After the humiliating loss of New York, Washington thought the craggy, wooded area of Harlem Heights would shelter his army as a natural fortress. He nearly yielded to despair as he bemoaned the drunkenness, looting, desertions in the ranks, and short-term enlistments. In pleading with Congress for a permanent army, he voiced arguments that were echoed by Hamilton and that united the two men in future years: “To place any dependence upon militia is assuredly resting on a broken staff.”69 According to Hamilton’s son, it was at Harlem Heights that Washington first recognized Hamilton’s unique organizational gifts, as he watched him supervise the building of an earthwork. It was also at Harlem Heights that Hamilton’s company first came under the direct command of Washington, who “entered into conversation with him, invited him to his tent, and received an impression of his military talent,” wrote John C. Hamilton.70 It was yet another striking example
of the instantaneous rapport that this young man seemed to develop with even the most seasoned officers.

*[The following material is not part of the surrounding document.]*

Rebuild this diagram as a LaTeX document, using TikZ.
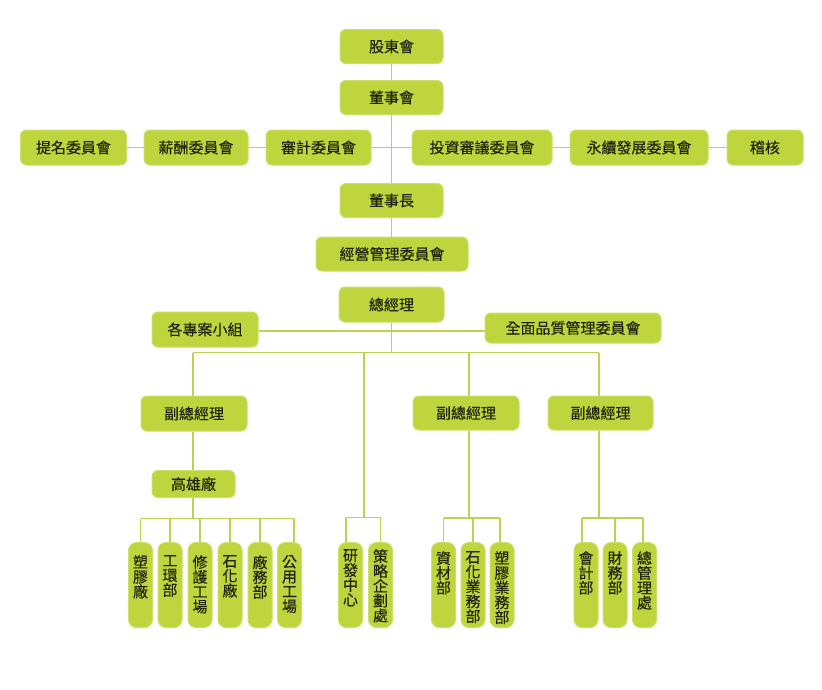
\documentclass[tikz,border=0pt]{standalone}
\usepackage{fontspec}
\usetikzlibrary{backgrounds}
\newfontfamily\cjk[FakeBold=0.35]{Noto Sans CJK TC}
\definecolor{boxfill}{RGB}{190,213,62}
\definecolor{boxedge}{RGB}{204,223,104}
\definecolor{linecol}{RGB}{188,210,80}
\definecolor{txt}{RGB}{34,36,14}
\tikzset{
  hbox/.style={draw=boxedge, line width=1pt, fill=boxfill, rounded corners=6pt, inner sep=0pt,
    text=txt, font=\cjk\fontsize{15}{16}\selectfont, minimum height=34pt},
  vbox/.style={draw=boxedge, line width=1pt, fill=boxfill, rounded corners=8pt, inner sep=0pt,
    minimum width=24pt, minimum height=85pt},
  vtext/.style={anchor=north, inner sep=0pt, align=center, text=txt,
    font=\cjk\fontsize{15}{14.8}\selectfont},
  conn/.style={draw=linecol, line width=1.6pt},
}
\begin{document}
\begin{tikzpicture}[x=1pt,y=-1pt]
\useasboundingbox (0,0) rectangle (822,689);

% boxes
\node[hbox, minimum width=103pt] (gd) at (391.5,46.5) {股東會};
\node[hbox, minimum width=103pt] (bd) at (391.5,97.5) {董事會};
\node[hbox, minimum width=106pt, minimum height=35pt] (nom) at (73.5,147.5) {提名委員會};
\node[hbox, minimum width=104pt, minimum height=35pt] (pay) at (196,147.5) {薪酬委員會};
\node[hbox, minimum width=105pt, minimum height=35pt] (aud) at (318.5,147.5) {審計委員會};
\node[hbox, minimum width=140pt, minimum height=35pt] (inv) at (482,147.5) {投資審議委員會};
\node[hbox, minimum width=138pt, minimum height=35pt] (sus) at (639,147.5) {永續發展委員會};
\node[hbox, minimum width=76pt, minimum height=35pt] (chk) at (765,147.5) {稽核};
\node[hbox, minimum width=103pt] (chair) at (391.5,200.5) {董事長};
\node[hbox, minimum width=152pt] (mgmt) at (392,254) {經營管理委員會};
\node[hbox, minimum width=105pt, minimum height=35pt] (gm) at (391.5,304.5) {總經理};
\node[hbox, minimum width=106pt, minimum height=35pt] (proj) at (205,329.5) {各專案小組};
\node[hbox, minimum width=176pt, minimum height=30pt] (tqm) at (573,328) {全面品質管理委員會};
\node[hbox, minimum width=106pt, minimum height=35pt] (vp1) at (194,413.5) {副總經理};
\node[hbox, minimum width=106pt] (vp2) at (466,413) {副總經理};
\node[hbox, minimum width=105pt] (vp3) at (600.5,413) {副總經理};
\node[hbox, minimum width=83pt, minimum height=27pt] (khp) at (193.5,484) {高雄廠};

% vertical boxes
\foreach \name/\cx/\off/\t in {
  v1/140.5/13/塑\\膠\\廠, v2/170/13/工\\環\\部, v3/200/13/修\\護\\工\\場,
  v4/230/13/石\\化\\廠, v5/260/13/廠\\務\\部, v6/289.5/13/公\\用\\工\\場,
  v7/350.5/7/研\\發\\中\\心, v8/380.5/7/策\\略\\企\\劃\\處,
  v9/443.5/9/資\\材\\部, v10/473/9/石\\化\\業\\務\\部, v11/502/9/塑\\膠\\業\\務\\部,
  v12/586/9/會\\計\\部, v13/615/9/財\\務\\部, v14/644.5/9/總\\管\\理\\處}{
  \node[vbox] (\name) at (\cx,585) {};
  \node[vtext] (\name t) at ([yshift=-\off pt]\name.north) {\t};
}

% junction coordinates
\coordinate (pline) at (0,331);
\coordinate (jL) at (193,352.5);
\coordinate (jR) at (599,352.5);
\coordinate (jM2) at (469,352.5);
\coordinate (rd) at (364,352.5);
\coordinate (bar1) at (0,518.5);
\coordinate (bar2) at (0,517.5);
\coordinate (bar3) at (0,518);

\begin{scope}[on background layer]
\draw[conn] (gd) -- (bd);
\draw[conn] (bd) -- (chair);
\draw[conn] (nom) -- (pay);
\draw[conn] (pay) -- (aud);
\draw[conn] (aud) -- (inv);
\draw[conn] (inv) -- (sus);
\draw[conn] (sus) -- (chk);
\draw[conn] (chair) -- (chair |- mgmt.north);
\draw[conn] (mgmt) -- (mgmt.south -| gm);
\draw[conn] (gm) -- (gm |- jL);
\draw[conn] (proj.east |- pline) -- (tqm.west |- pline);
\draw[conn] (jL) -- (jR);
\draw[conn] (jL) -- (jL |- vp1.north);
\draw[conn] (jM2) -- (jM2 |- vp2.north);
\draw[conn] (jR) -- (jR |- vp3.north);
% Kaohsiung group
\draw[conn] (jL |- vp1.south) -- (jL |- khp.north);
\draw[conn] (jL |- khp.south) -- (jL |- bar1);
\draw[conn] (v1.north |- bar1) -- ([xshift=4.5pt]v6.north |- bar1);
\foreach \n in {v1,v2,v3,v4,v5} \draw[conn] (\n.north |- bar1) -- (\n.north);
\draw[conn] ([xshift=4.5pt]v6.north |- bar1) -- ([xshift=4.5pt]v6.north);
% R&D group
\draw[conn] (rd) -- (rd |- bar2);
\draw[conn] ([xshift=-4.5pt]v7.north |- bar2) -- (v8.north |- bar2);
\draw[conn] ([xshift=-4.5pt]v7.north |- bar2) -- ([xshift=-4.5pt]v7.north);
\draw[conn] (v8.north |- bar2) -- (v8.north);
% second VP group
\draw[conn] (jM2 |- vp2.south) -- (jM2 |- bar3);
\draw[conn] (v9.north |- bar3) -- ([xshift=-2pt]v11.north |- bar3);
\draw[conn] (v9.north |- bar3) -- (v9.north);
\draw[conn] (v10.north |- bar3) -- (v10.north);
\draw[conn] ([xshift=-2pt]v11.north |- bar3) -- ([xshift=-2pt]v11.north);
% third VP group
\draw[conn] (jR |- vp3.south) -- (jR |- bar3);
\draw[conn] ([xshift=-4pt]v12.north |- bar3) -- ([xshift=-1.5pt]v14.north |- bar3);
\draw[conn] ([xshift=-4pt]v12.north |- bar3) -- ([xshift=-4pt]v12.north);
\draw[conn] (v13.north |- bar3) -- (v13.north);
\draw[conn] ([xshift=-1.5pt]v14.north |- bar3) -- ([xshift=-1.5pt]v14.north);
\end{scope}
\end{tikzpicture}
\end{document}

In late October, Hamilton fought alongside Washington at White Plains in yet another bruising defeat for the patriots. The war was beginning to look like a farcical mismatch. The patriots were a slovenly, dejected bunch, while the redcoats, in their trim uniforms and brandishing polished bayonets, stepped smartly into battle to the inspirational strains of a military band. At White Plains, Washington posted the bulk of his troops on high ground while sending a separate detachment of about one thousand men to the west on Chatterton’s Hill, above the Bronx River. John C. Hamilton says that his father planted his two fieldpieces upon a rocky ledge at Chatterton’s Hill and sprayed Hessian and British columns with fire as they struggled to wade across the river. “Again and again Hamilton’s pieces flashed,” he wrote, sending “the ascending columns down to the river’s edge.”71 Soon the British regrouped, forcing Hamilton and his comrades to abandon the hill and finally the entire area. Nevertheless, at White Plains, the British forces suffered larger losses than did the Americans, which provided a fillip to the dejected spirits of Washington’s men.